Problem statement:
Starting at the first line of the data, please print exactly those lines through the one that holds "(0,0) rectangle (598,500);", omitting every picture.

* * *

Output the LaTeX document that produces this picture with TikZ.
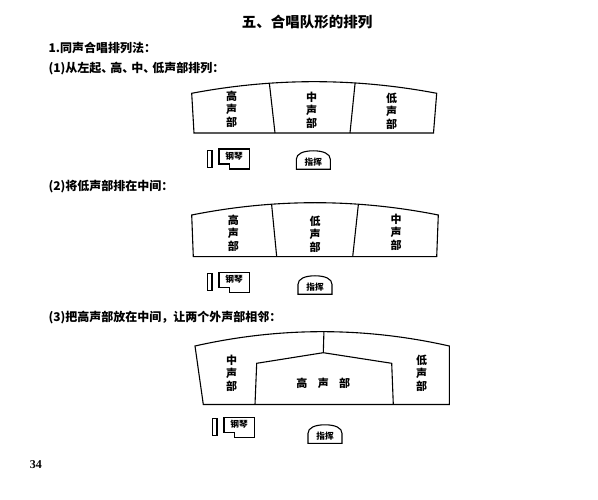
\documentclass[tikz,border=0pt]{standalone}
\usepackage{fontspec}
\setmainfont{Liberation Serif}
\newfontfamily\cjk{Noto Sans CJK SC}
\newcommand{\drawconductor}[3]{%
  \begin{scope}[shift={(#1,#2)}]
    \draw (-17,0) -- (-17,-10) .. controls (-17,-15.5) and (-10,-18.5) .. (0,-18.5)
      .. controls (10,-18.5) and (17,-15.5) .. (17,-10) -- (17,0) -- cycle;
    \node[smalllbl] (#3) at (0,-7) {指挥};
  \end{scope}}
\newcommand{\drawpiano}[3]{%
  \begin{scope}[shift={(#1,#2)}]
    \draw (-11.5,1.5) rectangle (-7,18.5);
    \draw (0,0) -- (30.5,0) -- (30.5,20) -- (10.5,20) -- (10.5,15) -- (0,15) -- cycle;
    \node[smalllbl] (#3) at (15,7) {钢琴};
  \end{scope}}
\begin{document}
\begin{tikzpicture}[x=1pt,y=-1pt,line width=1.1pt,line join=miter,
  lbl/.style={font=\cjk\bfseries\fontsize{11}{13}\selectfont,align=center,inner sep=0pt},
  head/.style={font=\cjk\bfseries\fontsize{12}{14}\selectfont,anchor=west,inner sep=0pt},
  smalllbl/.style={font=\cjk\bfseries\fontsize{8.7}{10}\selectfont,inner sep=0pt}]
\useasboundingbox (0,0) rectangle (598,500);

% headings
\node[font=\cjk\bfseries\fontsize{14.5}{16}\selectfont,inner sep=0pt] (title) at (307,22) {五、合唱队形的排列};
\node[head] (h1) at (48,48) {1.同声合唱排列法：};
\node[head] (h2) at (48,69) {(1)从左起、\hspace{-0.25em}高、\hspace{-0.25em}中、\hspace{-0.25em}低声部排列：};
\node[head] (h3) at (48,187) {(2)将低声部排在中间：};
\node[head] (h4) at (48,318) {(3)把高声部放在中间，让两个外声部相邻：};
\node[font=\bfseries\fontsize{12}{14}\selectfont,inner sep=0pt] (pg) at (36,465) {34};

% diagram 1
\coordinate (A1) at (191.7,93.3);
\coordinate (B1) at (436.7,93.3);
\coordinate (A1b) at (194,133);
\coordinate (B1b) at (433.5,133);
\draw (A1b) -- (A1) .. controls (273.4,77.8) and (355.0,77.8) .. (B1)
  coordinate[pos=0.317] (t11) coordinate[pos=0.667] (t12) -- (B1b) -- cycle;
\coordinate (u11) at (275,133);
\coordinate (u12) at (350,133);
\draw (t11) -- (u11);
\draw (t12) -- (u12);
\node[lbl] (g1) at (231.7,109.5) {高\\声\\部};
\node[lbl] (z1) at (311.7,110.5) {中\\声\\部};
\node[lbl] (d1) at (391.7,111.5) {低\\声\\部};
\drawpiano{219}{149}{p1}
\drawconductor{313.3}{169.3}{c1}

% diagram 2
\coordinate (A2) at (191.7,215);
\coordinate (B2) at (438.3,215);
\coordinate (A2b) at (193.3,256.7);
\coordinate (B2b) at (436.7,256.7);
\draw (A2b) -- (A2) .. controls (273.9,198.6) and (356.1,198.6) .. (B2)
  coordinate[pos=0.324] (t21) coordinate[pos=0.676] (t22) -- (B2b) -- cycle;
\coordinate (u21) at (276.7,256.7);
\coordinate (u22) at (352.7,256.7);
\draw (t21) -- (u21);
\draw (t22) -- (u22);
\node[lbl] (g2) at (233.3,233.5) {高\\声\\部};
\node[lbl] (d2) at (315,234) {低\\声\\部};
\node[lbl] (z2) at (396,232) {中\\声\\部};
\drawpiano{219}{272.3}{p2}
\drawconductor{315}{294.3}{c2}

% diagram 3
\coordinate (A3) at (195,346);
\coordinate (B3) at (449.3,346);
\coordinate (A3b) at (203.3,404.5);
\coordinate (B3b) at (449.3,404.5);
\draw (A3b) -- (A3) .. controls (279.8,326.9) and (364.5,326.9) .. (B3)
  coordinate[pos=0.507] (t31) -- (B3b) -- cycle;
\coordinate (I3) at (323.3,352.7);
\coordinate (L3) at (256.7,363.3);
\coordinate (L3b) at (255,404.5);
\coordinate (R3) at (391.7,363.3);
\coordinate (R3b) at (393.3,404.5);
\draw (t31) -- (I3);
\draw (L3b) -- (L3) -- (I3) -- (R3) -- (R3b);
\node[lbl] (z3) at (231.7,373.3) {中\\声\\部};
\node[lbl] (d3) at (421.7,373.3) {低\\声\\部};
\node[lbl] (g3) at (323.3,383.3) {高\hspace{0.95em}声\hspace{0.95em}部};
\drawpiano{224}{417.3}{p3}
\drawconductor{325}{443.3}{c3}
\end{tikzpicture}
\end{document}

* * *

Final result:
Output the LaTeX document that produces this picture with TikZ.
\documentclass[tikz,border=0pt]{standalone}
\usepackage{fontspec}
\setmainfont{Liberation Serif}
\newfontfamily\cjk{Noto Sans CJK SC}
\newcommand{\drawconductor}[3]{%
  \begin{scope}[shift={(#1,#2)}]
    \draw (-17,0) -- (-17,-10) .. controls (-17,-15.5) and (-10,-18.5) .. (0,-18.5)
      .. controls (10,-18.5) and (17,-15.5) .. (17,-10) -- (17,0) -- cycle;
    \node[smalllbl] (#3) at (0,-7) {指挥};
  \end{scope}}
\newcommand{\drawpiano}[3]{%
  \begin{scope}[shift={(#1,#2)}]
    \draw (-11.5,1.5) rectangle (-7,18.5);
    \draw (0,0) -- (30.5,0) -- (30.5,20) -- (10.5,20) -- (10.5,15) -- (0,15) -- cycle;
    \node[smalllbl] (#3) at (15,7) {钢琴};
  \end{scope}}
\begin{document}
\begin{tikzpicture}[x=1pt,y=-1pt,line width=1.1pt,line join=miter,
  lbl/.style={font=\cjk\bfseries\fontsize{11}{13}\selectfont,align=center,inner sep=0pt},
  head/.style={font=\cjk\bfseries\fontsize{12}{14}\selectfont,anchor=west,inner sep=0pt},
  smalllbl/.style={font=\cjk\bfseries\fontsize{8.7}{10}\selectfont,inner sep=0pt}]
\useasboundingbox (0,0) rectangle (598,500);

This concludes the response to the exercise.